Being a recovered poet, I appreciate levels of intricacy. Poetry is the most condensed form, in that every word counts--a word out of place and the poem spirals into a decaying orbit of mediocrity. The precision necessary for a short story is only one step removed from that, and is perhaps a concession to the need to have a plot of some sort. But I think some short stories are, at base, extended poems--of mood, of character. So I enjoy that kind of A to B story with a luminous quality as much as something that tries harder to tell a tale. Oddly enough, it's only as I've begun to focus more on novellas and novels that I've come to appreciate the precision and discipline required for a short story. When you're writing a lot of short stories, you're so in the thick of it that the precision comes so naturally (when things go right) you don't think about it. But now I look back at my short stories and marvel that I was ever able to put so much in so few words. So I've come to see it as much more of a separate art form from other forms of fiction than I had previously been aware of.

Short fiction is often seen as just a proving ground for new writers and thus only of interest to a group of small press editors, and a tiny community of dedicated short fiction fans. Why should readers help preserve and market the format?
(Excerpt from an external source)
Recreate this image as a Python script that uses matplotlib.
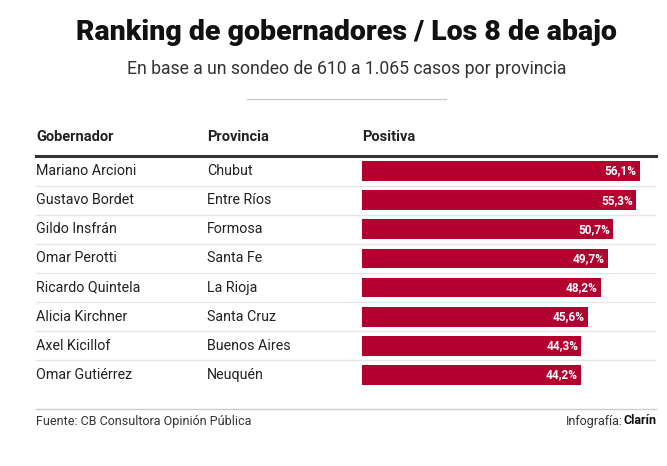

I guess an imperfect parallel would be why do we need plays when we have movies? That's perhaps more dramatic than the parallel in fiction--why do we need short stories when we have novels? But it points out the fact that short fiction is a separate skill, with its own unique requirements. And, to be honest, I think there are lots of novelists who are actually better at the short form. For example, David Morrell, a highly successful commercial novelist, is a master of the short form. His novels are somewhat interchangeable with other bestsellers, but his short fiction is often a force unto itself, unique. Peter Straub is an excellent novelist, but, again, his short fiction is even better sometimes. Because short fiction is so much harder than writing a novel or novella, there are fewer examples of it in its most perfect form. This might be why people are willing to dismiss it. But here in the U.S., inside and outside of genre, I see a flourishing of short fiction and attempts to preserve it. There are more year's best anthologies for genre than ever before and literally thousands of independent press magazines publishing mainstream fiction. I think short fiction is thriving, and although short story collections may never be as popular as novels, they still have their place. All in all, I think the future for the short story is bright.